Records provided:
** Start **

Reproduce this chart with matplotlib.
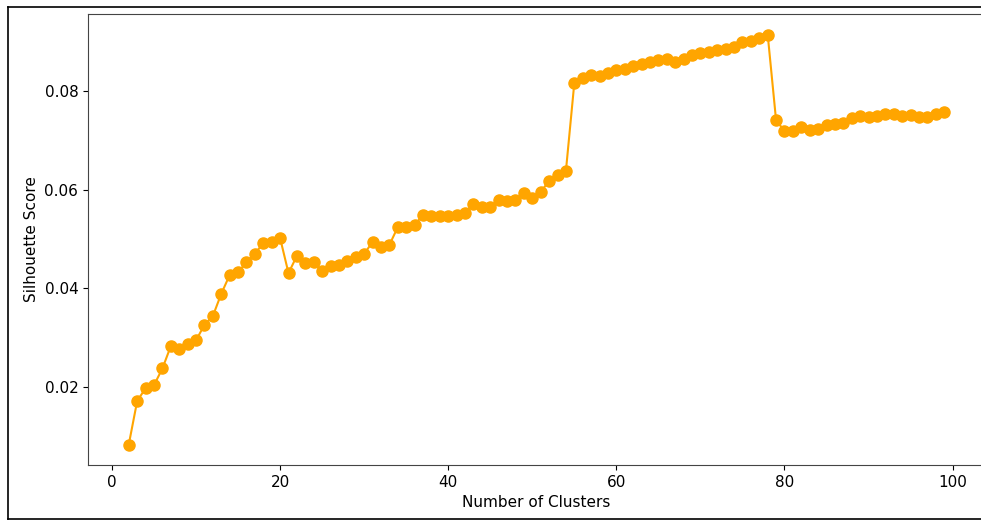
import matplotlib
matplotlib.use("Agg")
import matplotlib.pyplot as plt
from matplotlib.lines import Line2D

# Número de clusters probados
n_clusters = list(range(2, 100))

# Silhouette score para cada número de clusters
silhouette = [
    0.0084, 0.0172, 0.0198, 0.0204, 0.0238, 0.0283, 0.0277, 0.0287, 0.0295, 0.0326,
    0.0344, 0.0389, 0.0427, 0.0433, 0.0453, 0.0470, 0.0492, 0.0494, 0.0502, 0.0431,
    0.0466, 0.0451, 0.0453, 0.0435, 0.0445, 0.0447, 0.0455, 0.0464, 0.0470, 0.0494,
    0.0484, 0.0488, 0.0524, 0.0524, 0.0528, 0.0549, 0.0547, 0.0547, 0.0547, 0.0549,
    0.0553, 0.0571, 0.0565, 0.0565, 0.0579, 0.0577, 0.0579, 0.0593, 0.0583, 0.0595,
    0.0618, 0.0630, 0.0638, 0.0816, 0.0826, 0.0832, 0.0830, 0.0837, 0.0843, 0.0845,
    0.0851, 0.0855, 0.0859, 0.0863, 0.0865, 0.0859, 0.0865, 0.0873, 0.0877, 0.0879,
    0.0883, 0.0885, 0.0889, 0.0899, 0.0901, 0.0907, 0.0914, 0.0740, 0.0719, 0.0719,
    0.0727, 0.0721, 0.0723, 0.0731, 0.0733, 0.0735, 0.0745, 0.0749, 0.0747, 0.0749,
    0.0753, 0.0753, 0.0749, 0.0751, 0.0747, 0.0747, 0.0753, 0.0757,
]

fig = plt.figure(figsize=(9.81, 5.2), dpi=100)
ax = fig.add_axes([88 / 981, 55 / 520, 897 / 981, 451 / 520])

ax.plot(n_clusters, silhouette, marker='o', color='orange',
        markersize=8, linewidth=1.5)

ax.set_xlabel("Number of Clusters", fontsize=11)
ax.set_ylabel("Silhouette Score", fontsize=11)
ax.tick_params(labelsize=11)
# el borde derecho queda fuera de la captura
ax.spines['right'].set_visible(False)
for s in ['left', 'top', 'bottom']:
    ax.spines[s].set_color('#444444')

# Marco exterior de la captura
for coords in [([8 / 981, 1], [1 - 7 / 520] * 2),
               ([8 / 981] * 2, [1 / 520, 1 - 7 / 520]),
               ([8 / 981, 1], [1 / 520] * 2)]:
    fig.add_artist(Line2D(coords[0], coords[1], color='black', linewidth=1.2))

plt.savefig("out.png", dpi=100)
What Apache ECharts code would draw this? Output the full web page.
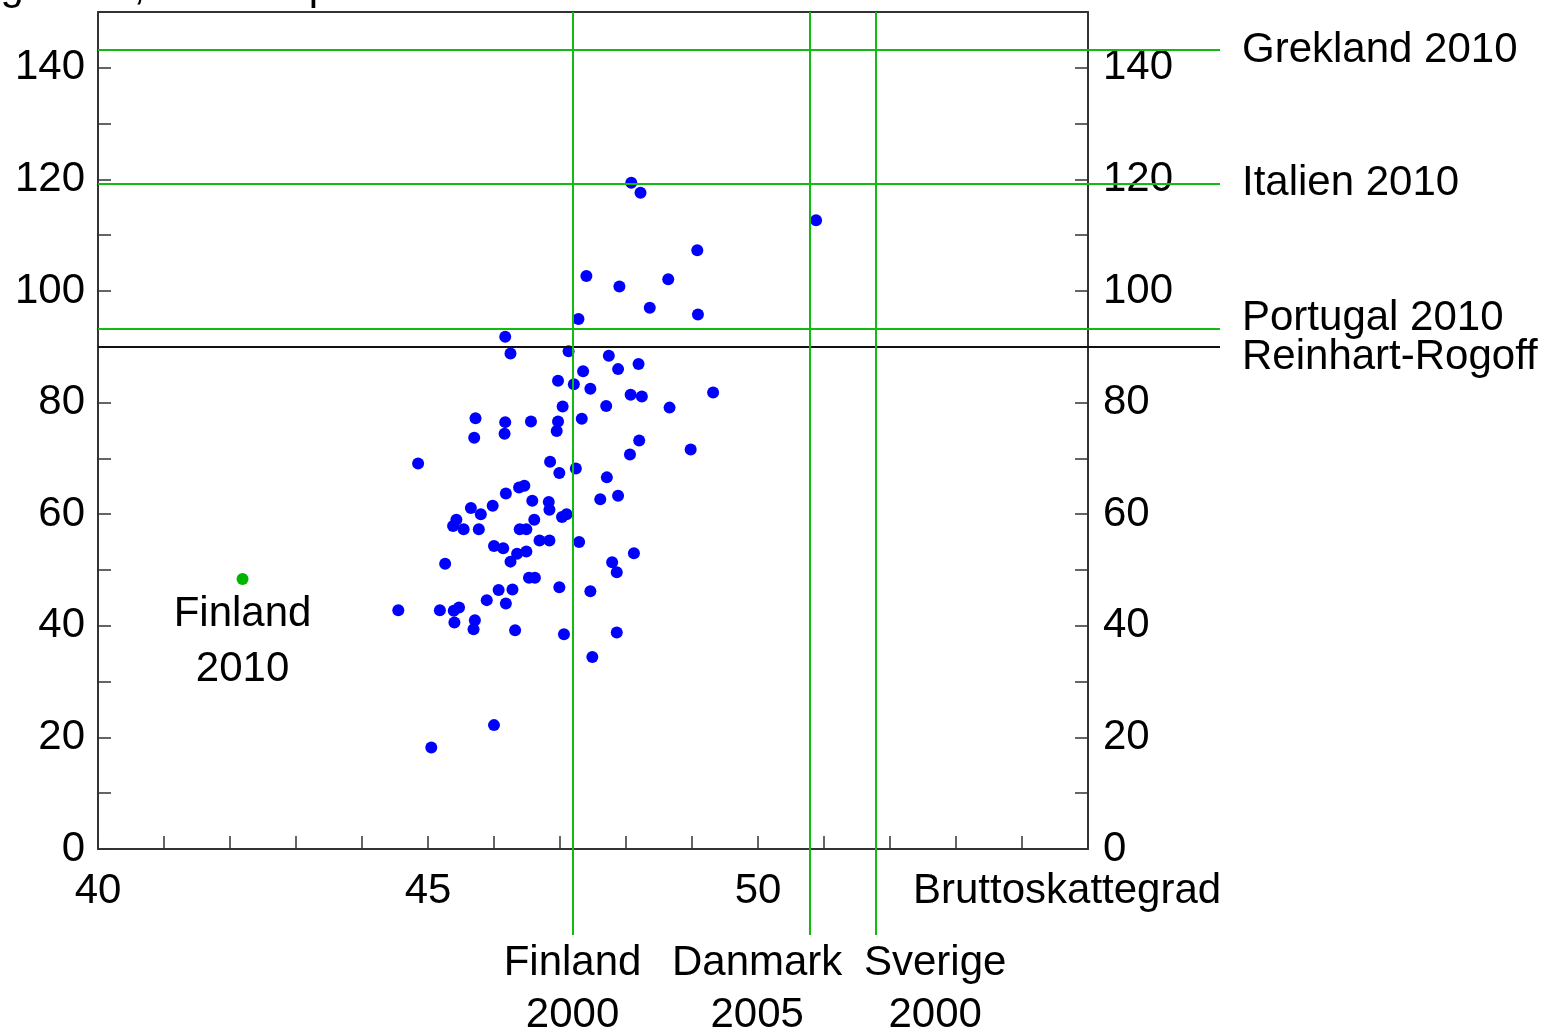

** End **

The task: Copy nothing but the lines from the top of the data down to the line containing "markersize=8, linewidth=1.5)", and leave the pictures out.

Full answer:
Reproduce this chart with matplotlib.
import matplotlib
matplotlib.use("Agg")
import matplotlib.pyplot as plt
from matplotlib.lines import Line2D

# Número de clusters probados
n_clusters = list(range(2, 100))

# Silhouette score para cada número de clusters
silhouette = [
    0.0084, 0.0172, 0.0198, 0.0204, 0.0238, 0.0283, 0.0277, 0.0287, 0.0295, 0.0326,
    0.0344, 0.0389, 0.0427, 0.0433, 0.0453, 0.0470, 0.0492, 0.0494, 0.0502, 0.0431,
    0.0466, 0.0451, 0.0453, 0.0435, 0.0445, 0.0447, 0.0455, 0.0464, 0.0470, 0.0494,
    0.0484, 0.0488, 0.0524, 0.0524, 0.0528, 0.0549, 0.0547, 0.0547, 0.0547, 0.0549,
    0.0553, 0.0571, 0.0565, 0.0565, 0.0579, 0.0577, 0.0579, 0.0593, 0.0583, 0.0595,
    0.0618, 0.0630, 0.0638, 0.0816, 0.0826, 0.0832, 0.0830, 0.0837, 0.0843, 0.0845,
    0.0851, 0.0855, 0.0859, 0.0863, 0.0865, 0.0859, 0.0865, 0.0873, 0.0877, 0.0879,
    0.0883, 0.0885, 0.0889, 0.0899, 0.0901, 0.0907, 0.0914, 0.0740, 0.0719, 0.0719,
    0.0727, 0.0721, 0.0723, 0.0731, 0.0733, 0.0735, 0.0745, 0.0749, 0.0747, 0.0749,
    0.0753, 0.0753, 0.0749, 0.0751, 0.0747, 0.0747, 0.0753, 0.0757,
]

fig = plt.figure(figsize=(9.81, 5.2), dpi=100)
ax = fig.add_axes([88 / 981, 55 / 520, 897 / 981, 451 / 520])

ax.plot(n_clusters, silhouette, marker='o', color='orange',
        markersize=8, linewidth=1.5)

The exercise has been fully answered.